WORK TO DO → Every record should be written out exactly, with the pictures left out.

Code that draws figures
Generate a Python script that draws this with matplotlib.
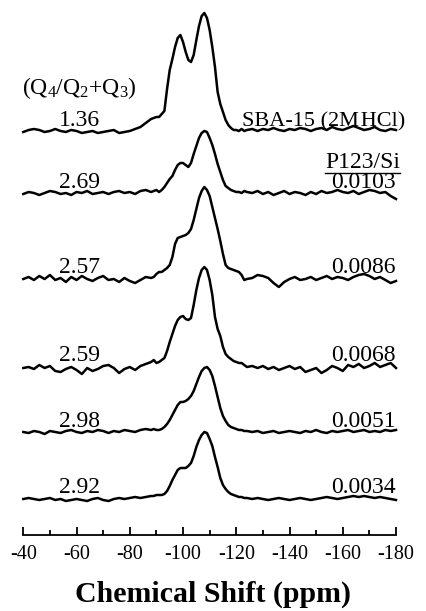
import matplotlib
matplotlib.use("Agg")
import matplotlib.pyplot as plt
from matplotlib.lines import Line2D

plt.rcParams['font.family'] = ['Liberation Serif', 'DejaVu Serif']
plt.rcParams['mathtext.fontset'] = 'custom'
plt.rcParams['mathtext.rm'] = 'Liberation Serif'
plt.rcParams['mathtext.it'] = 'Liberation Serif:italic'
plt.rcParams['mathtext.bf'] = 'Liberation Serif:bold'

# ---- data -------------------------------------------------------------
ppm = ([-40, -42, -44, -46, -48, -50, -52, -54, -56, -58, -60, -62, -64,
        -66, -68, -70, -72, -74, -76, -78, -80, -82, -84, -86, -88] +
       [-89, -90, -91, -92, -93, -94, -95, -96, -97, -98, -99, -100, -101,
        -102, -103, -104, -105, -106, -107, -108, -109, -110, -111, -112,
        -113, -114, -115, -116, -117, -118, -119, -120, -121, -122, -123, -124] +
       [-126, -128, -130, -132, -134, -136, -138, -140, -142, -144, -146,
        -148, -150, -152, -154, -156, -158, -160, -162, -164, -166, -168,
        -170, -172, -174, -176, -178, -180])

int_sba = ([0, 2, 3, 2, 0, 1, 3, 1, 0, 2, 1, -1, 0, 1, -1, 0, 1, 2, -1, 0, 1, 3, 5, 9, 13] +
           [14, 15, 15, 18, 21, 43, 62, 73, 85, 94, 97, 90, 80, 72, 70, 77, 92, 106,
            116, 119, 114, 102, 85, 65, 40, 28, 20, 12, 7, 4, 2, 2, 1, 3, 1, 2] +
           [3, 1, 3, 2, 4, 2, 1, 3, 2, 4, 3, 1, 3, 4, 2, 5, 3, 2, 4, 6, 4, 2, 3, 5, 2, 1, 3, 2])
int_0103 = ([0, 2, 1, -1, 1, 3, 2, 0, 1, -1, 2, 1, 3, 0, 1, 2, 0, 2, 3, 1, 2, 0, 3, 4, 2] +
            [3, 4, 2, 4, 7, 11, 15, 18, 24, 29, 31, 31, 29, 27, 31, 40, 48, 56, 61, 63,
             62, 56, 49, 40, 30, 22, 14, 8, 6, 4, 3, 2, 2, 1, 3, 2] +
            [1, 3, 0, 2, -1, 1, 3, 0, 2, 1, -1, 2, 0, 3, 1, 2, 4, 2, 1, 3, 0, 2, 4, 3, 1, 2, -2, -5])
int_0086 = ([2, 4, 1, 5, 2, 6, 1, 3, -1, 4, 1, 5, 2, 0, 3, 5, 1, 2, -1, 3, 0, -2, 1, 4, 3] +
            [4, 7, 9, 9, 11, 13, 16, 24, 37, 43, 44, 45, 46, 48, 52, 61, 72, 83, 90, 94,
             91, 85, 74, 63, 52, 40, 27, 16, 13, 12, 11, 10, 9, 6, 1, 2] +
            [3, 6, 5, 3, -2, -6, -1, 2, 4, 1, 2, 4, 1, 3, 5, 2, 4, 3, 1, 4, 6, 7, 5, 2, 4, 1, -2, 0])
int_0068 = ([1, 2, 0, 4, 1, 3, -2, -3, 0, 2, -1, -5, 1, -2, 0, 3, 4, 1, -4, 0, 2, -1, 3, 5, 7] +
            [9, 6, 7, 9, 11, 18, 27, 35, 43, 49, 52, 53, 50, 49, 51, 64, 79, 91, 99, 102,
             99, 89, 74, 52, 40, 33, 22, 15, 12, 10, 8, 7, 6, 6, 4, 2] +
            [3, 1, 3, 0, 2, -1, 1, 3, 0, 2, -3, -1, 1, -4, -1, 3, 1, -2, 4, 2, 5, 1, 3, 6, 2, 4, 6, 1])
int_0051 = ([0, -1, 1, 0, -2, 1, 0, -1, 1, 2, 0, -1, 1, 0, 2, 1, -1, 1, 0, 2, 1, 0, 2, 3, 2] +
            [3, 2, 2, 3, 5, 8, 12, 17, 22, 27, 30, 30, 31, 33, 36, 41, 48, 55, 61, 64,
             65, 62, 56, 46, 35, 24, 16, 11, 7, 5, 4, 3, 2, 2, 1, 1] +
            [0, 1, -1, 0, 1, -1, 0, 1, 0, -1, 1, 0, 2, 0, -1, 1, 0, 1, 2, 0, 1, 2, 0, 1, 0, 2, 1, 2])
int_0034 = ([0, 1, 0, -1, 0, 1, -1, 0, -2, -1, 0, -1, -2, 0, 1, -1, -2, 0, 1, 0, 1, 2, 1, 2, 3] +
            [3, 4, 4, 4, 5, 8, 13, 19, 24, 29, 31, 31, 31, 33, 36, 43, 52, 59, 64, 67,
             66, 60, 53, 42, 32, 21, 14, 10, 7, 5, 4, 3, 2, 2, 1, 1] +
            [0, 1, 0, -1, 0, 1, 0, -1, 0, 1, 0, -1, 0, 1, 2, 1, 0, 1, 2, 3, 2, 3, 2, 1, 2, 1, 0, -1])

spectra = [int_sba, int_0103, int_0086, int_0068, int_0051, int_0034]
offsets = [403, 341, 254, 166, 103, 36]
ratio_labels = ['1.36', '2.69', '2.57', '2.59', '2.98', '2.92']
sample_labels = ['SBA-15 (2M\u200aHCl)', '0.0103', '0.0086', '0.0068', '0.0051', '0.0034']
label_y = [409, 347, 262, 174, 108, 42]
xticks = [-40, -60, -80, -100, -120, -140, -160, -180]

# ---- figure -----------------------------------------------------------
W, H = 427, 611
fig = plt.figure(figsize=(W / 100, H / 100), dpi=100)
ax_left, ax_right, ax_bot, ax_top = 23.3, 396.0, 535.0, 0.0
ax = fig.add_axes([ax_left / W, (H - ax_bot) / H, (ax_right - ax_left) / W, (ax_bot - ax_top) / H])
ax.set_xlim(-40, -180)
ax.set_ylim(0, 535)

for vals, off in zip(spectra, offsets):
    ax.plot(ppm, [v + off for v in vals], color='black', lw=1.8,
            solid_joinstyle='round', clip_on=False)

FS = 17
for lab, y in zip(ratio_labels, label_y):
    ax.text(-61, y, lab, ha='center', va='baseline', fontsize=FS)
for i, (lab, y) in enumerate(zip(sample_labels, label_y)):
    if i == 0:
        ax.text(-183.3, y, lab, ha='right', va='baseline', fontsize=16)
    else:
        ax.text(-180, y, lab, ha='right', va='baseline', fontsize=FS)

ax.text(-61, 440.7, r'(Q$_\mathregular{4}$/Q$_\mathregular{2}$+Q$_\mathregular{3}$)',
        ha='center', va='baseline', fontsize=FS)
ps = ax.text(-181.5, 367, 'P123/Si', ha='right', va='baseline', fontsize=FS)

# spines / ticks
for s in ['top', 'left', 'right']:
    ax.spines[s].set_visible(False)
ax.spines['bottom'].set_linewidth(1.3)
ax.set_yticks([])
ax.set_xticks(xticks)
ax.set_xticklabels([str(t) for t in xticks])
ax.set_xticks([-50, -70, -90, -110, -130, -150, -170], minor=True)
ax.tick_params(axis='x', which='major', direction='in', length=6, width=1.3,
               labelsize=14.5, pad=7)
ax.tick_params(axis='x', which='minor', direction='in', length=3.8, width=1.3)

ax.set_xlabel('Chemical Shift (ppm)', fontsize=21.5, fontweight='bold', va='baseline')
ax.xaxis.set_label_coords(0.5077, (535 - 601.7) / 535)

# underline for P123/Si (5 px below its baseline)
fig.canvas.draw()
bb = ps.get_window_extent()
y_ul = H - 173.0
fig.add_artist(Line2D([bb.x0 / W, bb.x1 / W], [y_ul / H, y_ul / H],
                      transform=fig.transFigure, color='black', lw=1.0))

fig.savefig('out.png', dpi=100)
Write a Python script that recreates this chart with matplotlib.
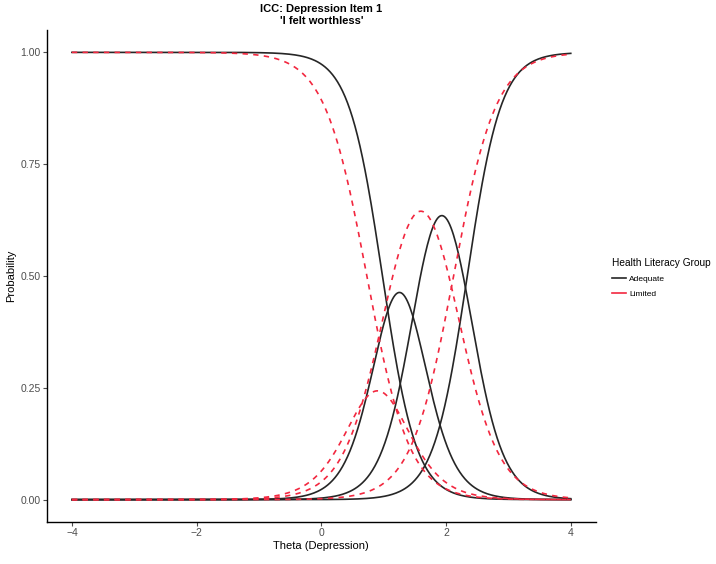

FULL ANSWER →
Generate a Python script that draws this with matplotlib.
import matplotlib
matplotlib.use("Agg")
import matplotlib.pyplot as plt
from matplotlib.lines import Line2D

plt.rcParams['font.family'] = ['Liberation Serif', 'DejaVu Serif']
plt.rcParams['mathtext.fontset'] = 'custom'
plt.rcParams['mathtext.rm'] = 'Liberation Serif'
plt.rcParams['mathtext.it'] = 'Liberation Serif:italic'
plt.rcParams['mathtext.bf'] = 'Liberation Serif:bold'

# ---- data -------------------------------------------------------------
ppm = ([-40, -42, -44, -46, -48, -50, -52, -54, -56, -58, -60, -62, -64,
        -66, -68, -70, -72, -74, -76, -78, -80, -82, -84, -86, -88] +
       [-89, -90, -91, -92, -93, -94, -95, -96, -97, -98, -99, -100, -101,
        -102, -103, -104, -105, -106, -107, -108, -109, -110, -111, -112,
        -113, -114, -115, -116, -117, -118, -119, -120, -121, -122, -123, -124] +
       [-126, -128, -130, -132, -134, -136, -138, -140, -142, -144, -146,
        -148, -150, -152, -154, -156, -158, -160, -162, -164, -166, -168,
        -170, -172, -174, -176, -178, -180])

int_sba = ([0, 2, 3, 2, 0, 1, 3, 1, 0, 2, 1, -1, 0, 1, -1, 0, 1, 2, -1, 0, 1, 3, 5, 9, 13] +
           [14, 15, 15, 18, 21, 43, 62, 73, 85, 94, 97, 90, 80, 72, 70, 77, 92, 106,
            116, 119, 114, 102, 85, 65, 40, 28, 20, 12, 7, 4, 2, 2, 1, 3, 1, 2] +
           [3, 1, 3, 2, 4, 2, 1, 3, 2, 4, 3, 1, 3, 4, 2, 5, 3, 2, 4, 6, 4, 2, 3, 5, 2, 1, 3, 2])
int_0103 = ([0, 2, 1, -1, 1, 3, 2, 0, 1, -1, 2, 1, 3, 0, 1, 2, 0, 2, 3, 1, 2, 0, 3, 4, 2] +
            [3, 4, 2, 4, 7, 11, 15, 18, 24, 29, 31, 31, 29, 27, 31, 40, 48, 56, 61, 63,
             62, 56, 49, 40, 30, 22, 14, 8, 6, 4, 3, 2, 2, 1, 3, 2] +
            [1, 3, 0, 2, -1, 1, 3, 0, 2, 1, -1, 2, 0, 3, 1, 2, 4, 2, 1, 3, 0, 2, 4, 3, 1, 2, -2, -5])
int_0086 = ([2, 4, 1, 5, 2, 6, 1, 3, -1, 4, 1, 5, 2, 0, 3, 5, 1, 2, -1, 3, 0, -2, 1, 4, 3] +
            [4, 7, 9, 9, 11, 13, 16, 24, 37, 43, 44, 45, 46, 48, 52, 61, 72, 83, 90, 94,
             91, 85, 74, 63, 52, 40, 27, 16, 13, 12, 11, 10, 9, 6, 1, 2] +
            [3, 6, 5, 3, -2, -6, -1, 2, 4, 1, 2, 4, 1, 3, 5, 2, 4, 3, 1, 4, 6, 7, 5, 2, 4, 1, -2, 0])
int_0068 = ([1, 2, 0, 4, 1, 3, -2, -3, 0, 2, -1, -5, 1, -2, 0, 3, 4, 1, -4, 0, 2, -1, 3, 5, 7] +
            [9, 6, 7, 9, 11, 18, 27, 35, 43, 49, 52, 53, 50, 49, 51, 64, 79, 91, 99, 102,
             99, 89, 74, 52, 40, 33, 22, 15, 12, 10, 8, 7, 6, 6, 4, 2] +
            [3, 1, 3, 0, 2, -1, 1, 3, 0, 2, -3, -1, 1, -4, -1, 3, 1, -2, 4, 2, 5, 1, 3, 6, 2, 4, 6, 1])
int_0051 = ([0, -1, 1, 0, -2, 1, 0, -1, 1, 2, 0, -1, 1, 0, 2, 1, -1, 1, 0, 2, 1, 0, 2, 3, 2] +
            [3, 2, 2, 3, 5, 8, 12, 17, 22, 27, 30, 30, 31, 33, 36, 41, 48, 55, 61, 64,
             65, 62, 56, 46, 35, 24, 16, 11, 7, 5, 4, 3, 2, 2, 1, 1] +
            [0, 1, -1, 0, 1, -1, 0, 1, 0, -1, 1, 0, 2, 0, -1, 1, 0, 1, 2, 0, 1, 2, 0, 1, 0, 2, 1, 2])
int_0034 = ([0, 1, 0, -1, 0, 1, -1, 0, -2, -1, 0, -1, -2, 0, 1, -1, -2, 0, 1, 0, 1, 2, 1, 2, 3] +
            [3, 4, 4, 4, 5, 8, 13, 19, 24, 29, 31, 31, 31, 33, 36, 43, 52, 59, 64, 67,
             66, 60, 53, 42, 32, 21, 14, 10, 7, 5, 4, 3, 2, 2, 1, 1] +
            [0, 1, 0, -1, 0, 1, 0, -1, 0, 1, 0, -1, 0, 1, 2, 1, 0, 1, 2, 3, 2, 3, 2, 1, 2, 1, 0, -1])

spectra = [int_sba, int_0103, int_0086, int_0068, int_0051, int_0034]
offsets = [403, 341, 254, 166, 103, 36]
ratio_labels = ['1.36', '2.69', '2.57', '2.59', '2.98', '2.92']
sample_labels = ['SBA-15 (2M\u200aHCl)', '0.0103', '0.0086', '0.0068', '0.0051', '0.0034']
label_y = [409, 347, 262, 174, 108, 42]
xticks = [-40, -60, -80, -100, -120, -140, -160, -180]

# ---- figure -----------------------------------------------------------
W, H = 427, 611
fig = plt.figure(figsize=(W / 100, H / 100), dpi=100)
ax_left, ax_right, ax_bot, ax_top = 23.3, 396.0, 535.0, 0.0
ax = fig.add_axes([ax_left / W, (H - ax_bot) / H, (ax_right - ax_left) / W, (ax_bot - ax_top) / H])
ax.set_xlim(-40, -180)
ax.set_ylim(0, 535)

for vals, off in zip(spectra, offsets):
    ax.plot(ppm, [v + off for v in vals], color='black', lw=1.8,
            solid_joinstyle='round', clip_on=False)

FS = 17
for lab, y in zip(ratio_labels, label_y):
    ax.text(-61, y, lab, ha='center', va='baseline', fontsize=FS)
for i, (lab, y) in enumerate(zip(sample_labels, label_y)):
    if i == 0:
        ax.text(-183.3, y, lab, ha='right', va='baseline', fontsize=16)
    else:
        ax.text(-180, y, lab, ha='right', va='baseline', fontsize=FS)

ax.text(-61, 440.7, r'(Q$_\mathregular{4}$/Q$_\mathregular{2}$+Q$_\mathregular{3}$)',
        ha='center', va='baseline', fontsize=FS)
ps = ax.text(-181.5, 367, 'P123/Si', ha='right', va='baseline', fontsize=FS)

# spines / ticks
for s in ['top', 'left', 'right']:
    ax.spines[s].set_visible(False)
ax.spines['bottom'].set_linewidth(1.3)
ax.set_yticks([])
ax.set_xticks(xticks)
ax.set_xticklabels([str(t) for t in xticks])
ax.set_xticks([-50, -70, -90, -110, -130, -150, -170], minor=True)
ax.tick_params(axis='x', which='major', direction='in', length=6, width=1.3,
               labelsize=14.5, pad=7)
ax.tick_params(axis='x', which='minor', direction='in', length=3.8, width=1.3)

ax.set_xlabel('Chemical Shift (ppm)', fontsize=21.5, fontweight='bold', va='baseline')
ax.xaxis.set_label_coords(0.5077, (535 - 601.7) / 535)

# underline for P123/Si (5 px below its baseline)
fig.canvas.draw()
bb = ps.get_window_extent()
y_ul = H - 173.0
fig.add_artist(Line2D([bb.x0 / W, bb.x1 / W], [y_ul / H, y_ul / H],
                      transform=fig.transFigure, color='black', lw=1.0))

fig.savefig('out.png', dpi=100)
Write a Python script that recreates this chart with matplotlib.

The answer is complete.